Sometime around Thanksgiving I had drinks with a friend who had written a novel. I was so excited when he hit me up on his visit to his hometown in Maryland/DC from Nigeria because I remembered in college we had at least 2 or 3 really nice convos in the dining hall. It was one of those things where you end up eating together because the only person you knew during that meal was your friend’s brother, but then you walk away and are like “Hmm. I think I’m smarter now” or “I feel enlightened, but I have no idea why” and then it’s over until like a year later when the whole thing happens all over again.* So when I heard from my friend Uzo Iweala , I obviously couldn’t wait to get smarter and be enlightened! I was also in writing-group withdrawal and a blog hiatus, meaning I really needed to have a fiction-writing conversation. While fascinating to discuss the writing process with someone (and by someone, I mean a doctor) who published a critically acclaimed novel and is working on the next one while simultaneously saving the world (I’m serious)…it was also hilarious. I mean I actually said “when I think about a career as a full time novelist, it just seems a little bit too solitary for me.” It’s like kind of absurd to say something like that with a straight face with someone who actually can have a successful career as a full-time novelist, you know? Nevertheless, he indulged and said he could relate because he didn’t see many people while writing his masterpieces (my word, not his). He then explained the pros/cons of the opposite experience of being on book tour (of course, another concern I have, but I’ll cross that bridge when I get there ;))

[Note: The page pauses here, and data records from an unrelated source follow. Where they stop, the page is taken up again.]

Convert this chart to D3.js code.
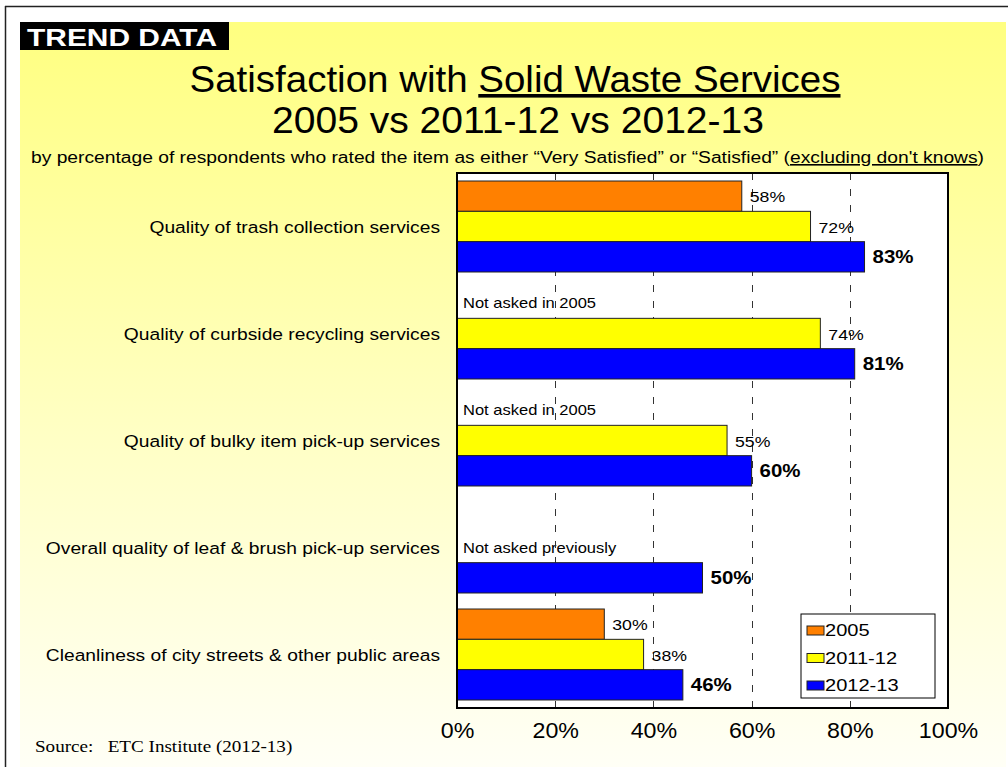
<!DOCTYPE html>
<html>
<head>
<meta charset="utf-8">
<script src="https://cdn.jsdelivr.net/npm/d3@7"></script>
<style>
  html, body { margin: 0; padding: 0; background: #ffffff; }
  svg { display: block; }
</style>
</head>
<body>
<svg id="chart" width="1008" height="767" font-family="'Liberation Sans', Arial, sans-serif"></svg>
<script>
// Survey items (top to bottom)
const categories = [
  "Quality of trash collection services",
  "Quality of curbside recycling services",
  "Quality of bulky item pick-up services",
  "Overall quality of leaf & brush pick-up services",
  "Cleanliness of city streets & other public areas"
];
// Percent satisfied by survey year (null = item not asked)
const series = ["2005", "2011-12", "2012-13"];
const values2005 = [58, null, null, null, 30];
const values2011 = [72, 74, 55, null, 38];
const values2013 = [83, 81, 60, 50, 46];
const notes = ["", "Not asked in 2005", "Not asked in 2005", "Not asked previously", ""];
const tickValues = [0, 20, 40, 60, 80, 100];
const seriesColors = ["#FF8000", "#FFFF00", "#0000FF"];

const allValues = [values2005, values2011, values2013];

// Small text is drawn horizontally widened
const WIDE = 1.18;
const wideAt = (px, py, k) => `translate(${px},${py}) scale(${k},1)`;

const svg = d3.select("#chart");

// Background gradient
const defs = svg.append("defs");
const grad = defs.append("linearGradient")
  .attr("id", "bg").attr("x1", 0).attr("y1", 0).attr("x2", 0).attr("y2", 1);
grad.append("stop").attr("offset", "0%").attr("stop-color", "#FFFF80");
grad.append("stop").attr("offset", "55%").attr("stop-color", "#FFFFC4");
grad.append("stop").attr("offset", "100%").attr("stop-color", "#FFFFF6");

svg.append("rect").attr("x", 20).attr("y", 22).attr("width", 986).attr("height", 745)
  .attr("fill", "url(#bg)");

// Outer frame lines
svg.append("line").attr("x1", 5).attr("x2", 1008).attr("y1", 6.5).attr("y2", 6.5)
  .attr("stroke", "#222").attr("stroke-width", 1.5);
svg.append("line").attr("x1", 5.5).attr("x2", 5.5).attr("y1", 6).attr("y2", 767)
  .attr("stroke", "#222").attr("stroke-width", 1.5);

// "TREND DATA" tag
svg.append("rect").attr("x", 20).attr("y", 22).attr("width", 209).attr("height", 28).attr("fill", "#000");
svg.append("text").attr("x", 27).attr("y", 46)
  .attr("fill", "#fff").attr("font-weight", "bold").attr("font-size", 24)
  .attr("textLength", 190).attr("lengthAdjust", "spacingAndGlyphs")
  .text("TREND DATA");

// Titles
const t1 = svg.append("text").attr("x", 515).attr("y", 92).attr("text-anchor", "middle")
  .attr("font-size", 36).attr("fill", "#000")
  .attr("textLength", 651).attr("lengthAdjust", "spacingAndGlyphs");
t1.append("tspan").text("Satisfaction with ");
t1.append("tspan").attr("text-decoration", "underline").text("Solid Waste Services");

svg.append("text").attr("x", 518).attr("y", 133).attr("text-anchor", "middle")
  .attr("font-size", 36).attr("fill", "#000")
  .attr("textLength", 492).attr("lengthAdjust", "spacingAndGlyphs")
  .text("2005 vs 2011-12 vs 2012-13");

const st = svg.append("text").attr("x", 31).attr("y", 163)
  .attr("font-size", 16).attr("fill", "#000")
  .attr("textLength", 953).attr("lengthAdjust", "spacingAndGlyphs");
st.append("tspan").text("by percentage of respondents who rated the item as either \u201CVery Satisfied\u201D or \u201CSatisfied\u201D (");
st.append("tspan").attr("text-decoration", "underline").text("excluding don't knows");
st.append("tspan").text(")");

// Plot area
const plot = { left: 457, right: 948, top: 173, bottom: 708 };

const x = d3.scaleLinear().domain([0, 100]).range([plot.left, plot.right]);
const y = d3.scaleBand().domain(categories).range([plot.top, plot.bottom]).padding(0);
const ySeries = d3.scaleBand().domain(series).range([0, y.bandwidth()])
  .paddingInner(0).paddingOuter(0.264);

svg.append("rect").attr("x", plot.left).attr("y", plot.top)
  .attr("width", plot.right - plot.left).attr("height", plot.bottom - plot.top)
  .attr("fill", "#fff");

// Category labels
svg.append("g").selectAll("text").data(categories).join("text")
  .attr("transform", d => wideAt(440, y(d) + y.bandwidth() / 2 + 6, WIDE))
  .attr("text-anchor", "end").attr("font-size", 16.3).attr("fill", "#000")
  .text(d => d);

// Notes for items not asked in earlier years (placed in the last empty slot)
svg.append("g").selectAll("text").data(categories).join("text")
  .attr("transform", (d, i) => {
    let slot = 0;
    allValues.forEach((arr, s) => { if (arr[i] === null) slot = s; });
    return wideAt(plot.left + 6, y(d) + ySeries(series[slot]) + ySeries.bandwidth() / 2 + 5, WIDE);
  })
  .attr("font-size", 14).attr("fill", "#000")
  .text((d, i) => notes[i]);

// Dashed gridlines
svg.append("g").selectAll("line").data(tickValues.filter(v => v > 0 && v < 100)).join("line")
  .attr("x1", d => Math.round(x(d)) + 0.5).attr("x2", d => Math.round(x(d)) + 0.5)
  .attr("y1", plot.top).attr("y2", plot.bottom)
  .attr("stroke", "#333").attr("stroke-width", 1).attr("stroke-dasharray", "7,9");

// Bars and value labels
const barData = [];
categories.forEach((c, i) => {
  series.forEach((s, si) => {
    const v = allValues[si][i];
    if (v !== null) barData.push({ cat: c, series: s, si, value: v });
  });
});

const bars = svg.append("g");
bars.selectAll("rect").data(barData).join("rect")
  .attr("x", x(0))
  .attr("y", d => y(d.cat) + ySeries(d.series))
  .attr("width", d => x(d.value) - x(0))
  .attr("height", ySeries.bandwidth())
  .attr("fill", d => seriesColors[d.si])
  .attr("stroke", "#222").attr("stroke-width", 1);

bars.selectAll("text").data(barData).join("text")
  .attr("transform", d => wideAt(x(d.value) + 8,
    y(d.cat) + ySeries(d.series) + ySeries.bandwidth() / 2 + 6,
    d.si === 2 ? 1.17 : 1.14))
  .attr("font-size", d => d.si === 2 ? 17.5 : 15.5)
  .attr("font-weight", d => d.si === 2 ? "bold" : "normal")
  .attr("fill", "#000")
  .text(d => d.value + "%");

// Plot border
svg.append("rect").attr("x", plot.left).attr("y", plot.top)
  .attr("width", plot.right - plot.left).attr("height", plot.bottom - plot.top)
  .attr("fill", "none").attr("stroke", "#000").attr("stroke-width", 2);

// X axis tick labels
const xAxis = d3.axisBottom(x).tickValues(tickValues).tickSize(0).tickPadding(0)
  .tickFormat(d => d + "%");
const gx = svg.append("g").attr("transform", `translate(0, ${plot.bottom + 15})`).call(xAxis);
gx.select(".domain").remove();
gx.selectAll("text").attr("font-size", 21.5).attr("fill", "#000")
  .attr("font-family", "'Liberation Sans', Arial, sans-serif")
  .attr("transform", "scale(1.08,1)");

// Legend
const lg = svg.append("g").attr("transform", "translate(801, 614)");
lg.append("rect").attr("x", 0).attr("y", 0).attr("width", 134).attr("height", 84)
  .attr("fill", "#fff").attr("stroke", "#000").attr("stroke-width", 1);
series.forEach((s, i) => {
  lg.append("rect").attr("x", 6).attr("y", 12 + i * 27.5).attr("width", 17).attr("height", 9)
    .attr("fill", seriesColors[i]).attr("stroke", "#222").attr("stroke-width", 1);
  lg.append("text").attr("transform", wideAt(24, 22 + i * 27.5, WIDE))
    .attr("font-size", 17).attr("fill", "#000").text(s);
});

// Source note
svg.append("text").attr("transform", wideAt(35, 752, WIDE))
  .attr("font-family", "'Liberation Serif', 'Times New Roman', serif")
  .attr("font-size", 16.2).attr("fill", "#000")
  .attr("xml:space", "preserve")
  .text("Source:   ETC Institute (2012-13)");
</script>
</body>
</html>
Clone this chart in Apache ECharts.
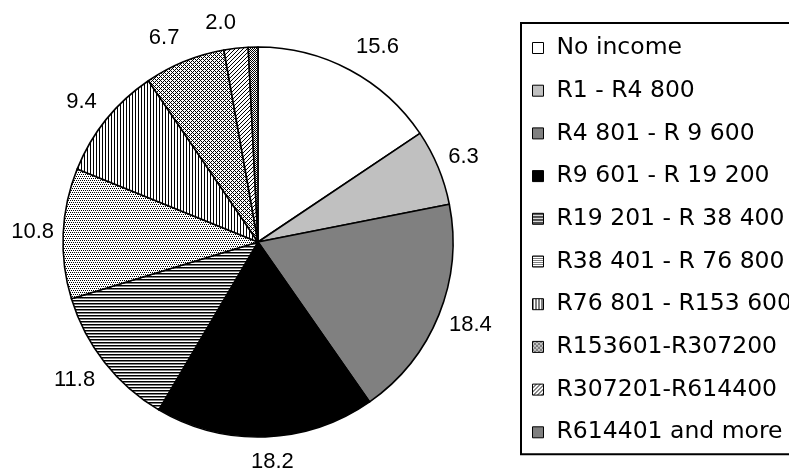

My biggest fiction-writing takeaway from the convo though was about authenticity. Specifically, Uzo said that his thesis advisor Jamaica Kincaid told him (and I may be messing this up, so don’t quote me) that if you write that a farm tastes like arsenic—you better have tasted that farm! Ok, I KNOW I messed that up, but you get the point. Authenticity makes or breaks a piece of writing, in my opinion. I think it’s also what makes the process so hard. On the one hand, you want to be honest because you know the reader is going to feel and probably reject your restraint. On the other hand, nobody is trying is to put all their business out there. And by nobody, I mean me! I want to write about a girl, but it’s not going to be an autobiography, believe me! Rather, I want to write about someone whose very clearly NOT me. But how? Thankfully, this thought did come to me as I was chatting with my novelist-doctor friend, so I asked him how he’s able to capture characters who have lived completely different lives than his. He basically said interviews, which I found encouraging because I used to be a journalist! I also love when people give me simple, applicable answers/advice. Thank you. As for the inner most feelings/thoughts of these characters…I’m beginning to learn that just because you haven’t experienced how wonderful it feels to win the lottery, doesn’t mean you can’t describe happiness. Or you don’t have to have had a dog die to be able to write about grief, if that makes sense. This is what I think at this point, but I’m still figuring it out.
Anyway, my New Year’s resolution is to blog regularly again. I’m bizzzack peoples! Hasta luego!
*Side note: I basically told Uzo this entire story and his response was that he barely knew me in college, he only came to my dorm to visit his brother and sister and he only hit me up in DC because I felt so bad that I was supposed to go to his book signing but then didn’t because Politics & Prose is just way too far away. So sad.